The former MP's run-ins with law enforcers stretched his popularity far beyond his ward and was in 2002 elections voted in as the MP for Kibwezi constituency.

The election as Kibwezi MP threw the son of a squatter into the limelight of national politics.

He would later serve the country with unlimited doses of humour that lit up the country's political arena.

Despite his documented academic inadequacies, Kalembe rose from squalor as a charcoal seller to dine at the country's high table.

Actually, Kalembe's name emanated from the Kilembe Copper Mines in Uganda where his father was working in the 1970s.

Story has it that when his father returned to Kenya, Kalembe would fondly talk about the copper mills, earning himself the moniker Kilembe.

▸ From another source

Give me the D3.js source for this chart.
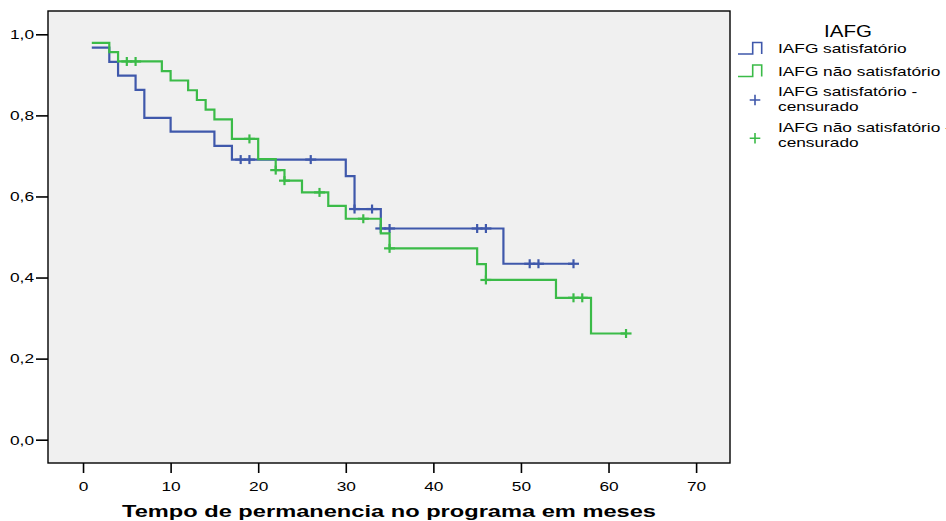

However, with the Akamba culture, Kilembe which denotes 'bigness' was considered not suitable for him as he was a 'small man.'

He would later be handed the nickname Kalembe to befit his 'smallness' as they settled as squatters back in Kibwezi.

Under that life of squatter-hood, young Kalembe found himself struggling to get education and at some point admitted that he dropped out while at Emali Secondary School.

Having been brought up under such dire conditions, Kalembe cultivated a burning desire to fight for the rights of fellow squatters, who incidentally are the majority in Kibwezi constituency.

The ex-MP would be remembered for his humour and comical remarks that left people in stitches.

The ex-legislators theatrics had positioned him as an influential politician, earning him a slot in retired President Kibaki's Cabinet as an assistant minister.

Kalembe was handed the ministry of Wildlife as an assistant minister during the reign of the Narc government, giving him an opportunity to tour the country as a senior government official.

It was during his official engagements that Kenyans would later learn that the former councillor was suffering from academic inadequacies.

With most government speeches largely written in English, Kalembe had trouble delivering the contents, often exposing himself to public ridicule.

However, the vocal politician from Makueni county would lose any subsequent attempt to win the parliamentary seat.

In 2007 to ODM's Philip Kaloki who won the seat while in the 2013 and the 2017 polls Patrick Musimba, an independent candidate, clinched the seat.

But whether you asked in Makueni or Nairobi, Kalembe was no doubt a unique politician with limited academic knowledge but who leveraged on his other endowments like humour to drive his politics.

The ex-MP would later launch The Independent Party (TIP TIP ) party and joined the Jubilee coalition in 2015.

He would, however, lament over being sidelined by the party after his name was scraped off the list for consideration for the East African Legislative Assembly  seat.

In 2015 President Uhuru Kenyatta appointed him to the board of the Tana Athi Waterworks for three years.

In 2006 while attending the Mwingi Cultural Festival, Kalembe was forced to run for his dear life after a fracas ensued in a meeting also attended by then ODM-Kenya luminary Kalonzo Musyoka.

"I can't forget the running I had to do in Mwingi. Many Kenyans do not know why I ran, but it was life-saving," Kalembe revealed in a TV interview in 2019.

Kalembe who died Sunday at The Nairobi Hospital aged 57, was euolgised as a self-made leader.

Uhuru termed him as a lively politician who loved and worked with everyone with the interests of the country at heart.

"It is unfortunate that death has taken from us Hon Kalembe Ndile in his prime,” the President said in his message of condolence to the family.

Deputy President William Ruto remembered him as a leader who devoted his life to serve the people.

“He was a master of equal justice who set an incredible example of service to all. He will best be remembered for his modesty, insights, independent voice and fighting for the rights of the underprivileged,” the DP said.

Former Prime Minister and ODM leader Raila Odinga,  described Kalembe as a charismatic leader.

“He was a man with exemplary grassroots mobilisation skills and who cared deeply for the underprivileged,” Raila said.

Kalonzo Musyoka’s through his Wiper Democratic Movement also joined the country in eulogising Kalembe.

“Kibwezi people and Kenya at large have surely lost a dedicated leader who always yearned for change. A leader with a big heart. May his soul rest in peace,” the party said in a tweet.